The iconic guitarist and singer passed away at his Chicago home

PA
Pic: PA
The last of the pre-war bluesmen, David 'Honeyboy' Edwards, has died at the age of 96.

Born in 1915 in Shaw, Mississippi, guitarist and singer Edwards began touring at the age of 14 with artists such as Howlin' Wolf and Little Walter. He started performing himself at 17 in Memphis.

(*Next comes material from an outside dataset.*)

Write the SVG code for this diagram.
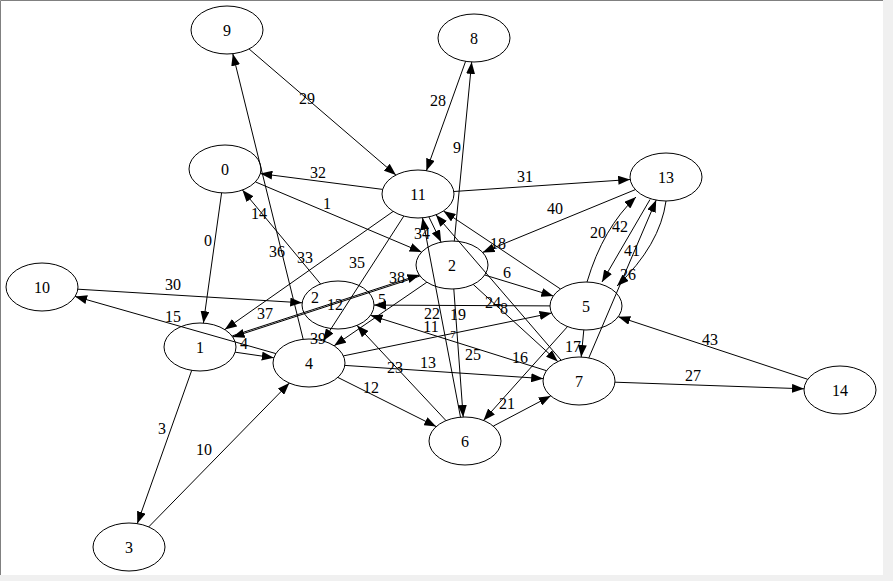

He was good friends with iconic bluesman Robert Johnson and was with him the night he died after drinking poisoned whiskey in 1938.

In 1942 American roots music folklorist Alan Lomax recorded a host of material by Edwards, but he did not release his own official debut material until 1951’s 'Who May Be Your Regular Be'.

In 1997 he penned his autobiography The World Don't Owe Me Nothin'. Still touring the world well into his 90s, he won a Grammy Lifetime Achievement gong last year and in 2008 won the Grammy for Best Traditional Blues Album for 'Last of the Great Mississippi Delta Bluesmen: Live In Dallas'. He also made a cameo in the 2007 Judd Apatow produced film Walk Hard: The Dewey Cox Story.

Edwards' manager announced his retirement last month and Edwards passed away at his home in Chicago yesterday (August 29) from congestive heart failure.